# Requirement:
Go through the material below and copy each line where the word "this" appears.

# Input rows:
————————
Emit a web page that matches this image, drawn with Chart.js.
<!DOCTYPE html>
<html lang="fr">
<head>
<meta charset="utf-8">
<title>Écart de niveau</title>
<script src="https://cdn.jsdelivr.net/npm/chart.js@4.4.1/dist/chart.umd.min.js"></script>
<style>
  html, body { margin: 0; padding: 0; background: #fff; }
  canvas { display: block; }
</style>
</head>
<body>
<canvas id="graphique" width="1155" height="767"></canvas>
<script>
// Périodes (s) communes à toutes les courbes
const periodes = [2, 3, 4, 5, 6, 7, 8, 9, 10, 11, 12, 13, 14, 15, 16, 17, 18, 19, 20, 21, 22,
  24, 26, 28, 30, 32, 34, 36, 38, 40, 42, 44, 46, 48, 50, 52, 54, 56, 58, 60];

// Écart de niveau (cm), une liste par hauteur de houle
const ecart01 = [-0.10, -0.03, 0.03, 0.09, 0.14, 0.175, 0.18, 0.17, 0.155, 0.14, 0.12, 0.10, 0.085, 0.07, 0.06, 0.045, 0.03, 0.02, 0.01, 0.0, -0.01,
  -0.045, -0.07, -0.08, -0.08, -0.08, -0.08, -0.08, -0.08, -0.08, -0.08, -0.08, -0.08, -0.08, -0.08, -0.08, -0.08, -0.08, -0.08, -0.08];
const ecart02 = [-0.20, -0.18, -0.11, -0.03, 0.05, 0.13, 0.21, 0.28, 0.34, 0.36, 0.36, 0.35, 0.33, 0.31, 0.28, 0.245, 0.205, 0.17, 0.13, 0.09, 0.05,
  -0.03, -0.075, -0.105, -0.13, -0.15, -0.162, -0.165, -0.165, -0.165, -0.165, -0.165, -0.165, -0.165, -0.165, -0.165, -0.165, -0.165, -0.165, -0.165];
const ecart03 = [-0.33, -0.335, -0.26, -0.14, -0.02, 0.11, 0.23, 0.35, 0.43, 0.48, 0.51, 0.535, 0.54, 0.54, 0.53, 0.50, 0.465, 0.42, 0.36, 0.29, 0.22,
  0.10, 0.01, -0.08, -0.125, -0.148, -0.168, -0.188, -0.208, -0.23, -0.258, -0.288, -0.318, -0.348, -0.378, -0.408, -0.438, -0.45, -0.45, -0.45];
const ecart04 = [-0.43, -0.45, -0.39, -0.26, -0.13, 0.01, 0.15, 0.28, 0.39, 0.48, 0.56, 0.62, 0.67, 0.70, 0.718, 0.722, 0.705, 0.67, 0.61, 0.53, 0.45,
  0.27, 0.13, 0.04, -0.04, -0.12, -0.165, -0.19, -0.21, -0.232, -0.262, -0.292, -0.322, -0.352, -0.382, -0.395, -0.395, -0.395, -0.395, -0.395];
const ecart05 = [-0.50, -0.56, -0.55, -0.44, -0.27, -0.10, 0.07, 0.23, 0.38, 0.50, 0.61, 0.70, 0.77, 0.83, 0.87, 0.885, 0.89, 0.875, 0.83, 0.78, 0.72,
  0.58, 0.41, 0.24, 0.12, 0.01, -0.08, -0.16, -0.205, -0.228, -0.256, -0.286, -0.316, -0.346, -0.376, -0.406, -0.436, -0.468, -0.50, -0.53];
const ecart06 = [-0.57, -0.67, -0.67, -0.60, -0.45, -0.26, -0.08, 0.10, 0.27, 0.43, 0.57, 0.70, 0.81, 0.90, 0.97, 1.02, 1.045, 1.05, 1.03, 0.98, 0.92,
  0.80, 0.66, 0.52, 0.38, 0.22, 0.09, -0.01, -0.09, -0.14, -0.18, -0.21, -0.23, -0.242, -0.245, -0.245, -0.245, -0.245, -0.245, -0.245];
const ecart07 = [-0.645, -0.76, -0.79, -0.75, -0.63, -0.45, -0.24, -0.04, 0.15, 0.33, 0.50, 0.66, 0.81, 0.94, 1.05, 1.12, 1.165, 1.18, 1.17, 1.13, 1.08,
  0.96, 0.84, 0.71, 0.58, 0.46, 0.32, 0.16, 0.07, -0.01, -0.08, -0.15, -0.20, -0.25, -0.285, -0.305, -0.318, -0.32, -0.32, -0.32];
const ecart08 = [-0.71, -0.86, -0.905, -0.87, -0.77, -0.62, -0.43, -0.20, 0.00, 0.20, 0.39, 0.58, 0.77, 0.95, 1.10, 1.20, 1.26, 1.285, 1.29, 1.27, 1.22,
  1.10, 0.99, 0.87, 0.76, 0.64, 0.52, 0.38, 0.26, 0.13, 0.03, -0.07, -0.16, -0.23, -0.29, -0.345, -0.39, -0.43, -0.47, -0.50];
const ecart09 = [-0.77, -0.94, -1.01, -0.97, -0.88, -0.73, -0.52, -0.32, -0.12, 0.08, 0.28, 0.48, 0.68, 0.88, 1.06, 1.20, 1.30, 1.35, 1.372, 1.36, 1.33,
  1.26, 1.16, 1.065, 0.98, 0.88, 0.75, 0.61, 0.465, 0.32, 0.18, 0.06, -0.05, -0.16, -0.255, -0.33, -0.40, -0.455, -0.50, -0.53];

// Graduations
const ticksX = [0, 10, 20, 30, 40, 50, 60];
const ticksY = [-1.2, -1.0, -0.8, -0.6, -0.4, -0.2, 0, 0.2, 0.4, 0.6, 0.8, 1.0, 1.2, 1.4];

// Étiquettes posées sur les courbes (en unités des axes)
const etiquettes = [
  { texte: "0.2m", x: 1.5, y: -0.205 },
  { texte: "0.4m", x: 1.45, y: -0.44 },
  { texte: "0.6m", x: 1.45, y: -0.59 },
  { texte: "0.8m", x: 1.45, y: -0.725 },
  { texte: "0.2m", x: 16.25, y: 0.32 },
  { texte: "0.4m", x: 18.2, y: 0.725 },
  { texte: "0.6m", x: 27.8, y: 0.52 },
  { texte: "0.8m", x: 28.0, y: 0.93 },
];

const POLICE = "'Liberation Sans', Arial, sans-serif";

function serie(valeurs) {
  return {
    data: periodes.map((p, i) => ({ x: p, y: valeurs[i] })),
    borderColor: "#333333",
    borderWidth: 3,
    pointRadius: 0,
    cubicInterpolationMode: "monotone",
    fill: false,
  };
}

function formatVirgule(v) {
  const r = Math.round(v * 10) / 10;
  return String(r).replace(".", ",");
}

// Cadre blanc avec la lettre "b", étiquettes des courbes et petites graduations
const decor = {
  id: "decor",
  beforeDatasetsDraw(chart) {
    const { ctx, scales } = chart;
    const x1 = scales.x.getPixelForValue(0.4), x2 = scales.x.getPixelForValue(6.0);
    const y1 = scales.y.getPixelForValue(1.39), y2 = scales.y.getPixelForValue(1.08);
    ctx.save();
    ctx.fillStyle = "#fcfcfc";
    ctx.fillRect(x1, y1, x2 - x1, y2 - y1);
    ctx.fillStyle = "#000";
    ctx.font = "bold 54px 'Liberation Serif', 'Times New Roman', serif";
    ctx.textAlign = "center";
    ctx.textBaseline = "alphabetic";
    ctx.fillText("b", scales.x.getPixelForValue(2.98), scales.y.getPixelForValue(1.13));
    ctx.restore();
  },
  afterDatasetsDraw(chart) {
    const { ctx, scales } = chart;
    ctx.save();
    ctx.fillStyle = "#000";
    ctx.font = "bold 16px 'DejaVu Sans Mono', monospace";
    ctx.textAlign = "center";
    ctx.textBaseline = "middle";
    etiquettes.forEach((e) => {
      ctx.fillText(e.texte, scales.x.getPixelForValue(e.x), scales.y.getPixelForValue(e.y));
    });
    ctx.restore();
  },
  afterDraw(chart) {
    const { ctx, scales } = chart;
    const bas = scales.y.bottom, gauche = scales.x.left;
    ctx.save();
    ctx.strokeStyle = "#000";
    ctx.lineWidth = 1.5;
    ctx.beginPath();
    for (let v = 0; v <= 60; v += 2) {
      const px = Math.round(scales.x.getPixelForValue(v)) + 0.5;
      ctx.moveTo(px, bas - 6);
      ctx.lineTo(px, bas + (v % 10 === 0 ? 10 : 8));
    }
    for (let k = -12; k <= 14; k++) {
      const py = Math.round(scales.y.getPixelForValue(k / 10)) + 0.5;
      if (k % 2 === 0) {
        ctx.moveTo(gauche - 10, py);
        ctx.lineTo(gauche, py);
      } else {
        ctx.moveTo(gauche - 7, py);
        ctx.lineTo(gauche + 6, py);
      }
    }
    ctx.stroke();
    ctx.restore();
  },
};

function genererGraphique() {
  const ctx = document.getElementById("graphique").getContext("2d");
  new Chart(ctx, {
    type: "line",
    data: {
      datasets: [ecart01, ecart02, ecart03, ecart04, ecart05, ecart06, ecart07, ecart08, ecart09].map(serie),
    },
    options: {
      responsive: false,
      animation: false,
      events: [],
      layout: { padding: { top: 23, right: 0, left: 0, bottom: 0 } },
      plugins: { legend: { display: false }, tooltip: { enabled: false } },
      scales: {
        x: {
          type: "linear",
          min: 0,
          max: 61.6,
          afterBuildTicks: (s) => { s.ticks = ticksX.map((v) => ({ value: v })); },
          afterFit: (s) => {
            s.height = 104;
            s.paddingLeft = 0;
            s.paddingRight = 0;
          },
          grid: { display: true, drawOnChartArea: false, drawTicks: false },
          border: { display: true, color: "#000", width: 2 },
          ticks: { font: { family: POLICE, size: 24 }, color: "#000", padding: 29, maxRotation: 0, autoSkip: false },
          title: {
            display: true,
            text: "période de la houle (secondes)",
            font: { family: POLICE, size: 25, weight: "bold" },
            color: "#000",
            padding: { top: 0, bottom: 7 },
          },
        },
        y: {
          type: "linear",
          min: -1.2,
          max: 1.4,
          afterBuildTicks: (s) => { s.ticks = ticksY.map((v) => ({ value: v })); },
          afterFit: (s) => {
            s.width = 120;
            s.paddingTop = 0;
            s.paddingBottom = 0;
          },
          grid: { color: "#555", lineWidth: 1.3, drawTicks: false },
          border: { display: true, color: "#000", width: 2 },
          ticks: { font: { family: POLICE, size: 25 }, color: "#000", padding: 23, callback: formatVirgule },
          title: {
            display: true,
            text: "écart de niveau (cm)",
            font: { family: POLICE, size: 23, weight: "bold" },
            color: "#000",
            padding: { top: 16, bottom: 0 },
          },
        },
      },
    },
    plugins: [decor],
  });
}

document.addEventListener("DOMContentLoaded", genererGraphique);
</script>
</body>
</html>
————————
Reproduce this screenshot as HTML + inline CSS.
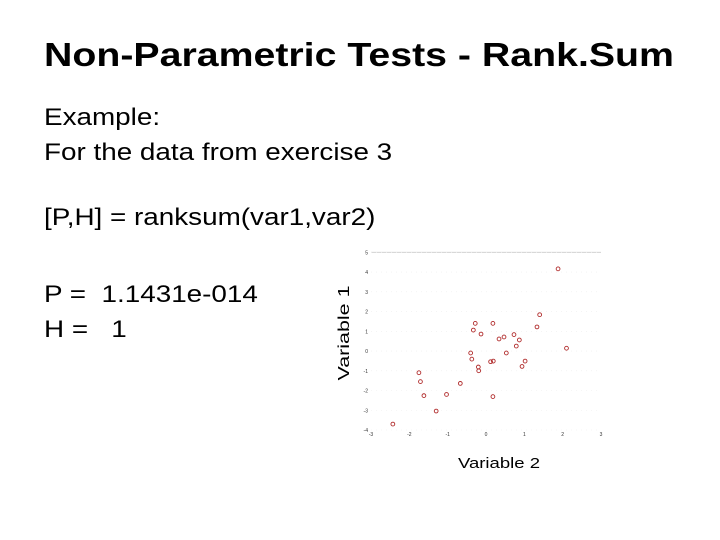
————————
# The result:
Emit a web page that matches this image, drawn with Chart.js.
Reproduce this screenshot as HTML + inline CSS.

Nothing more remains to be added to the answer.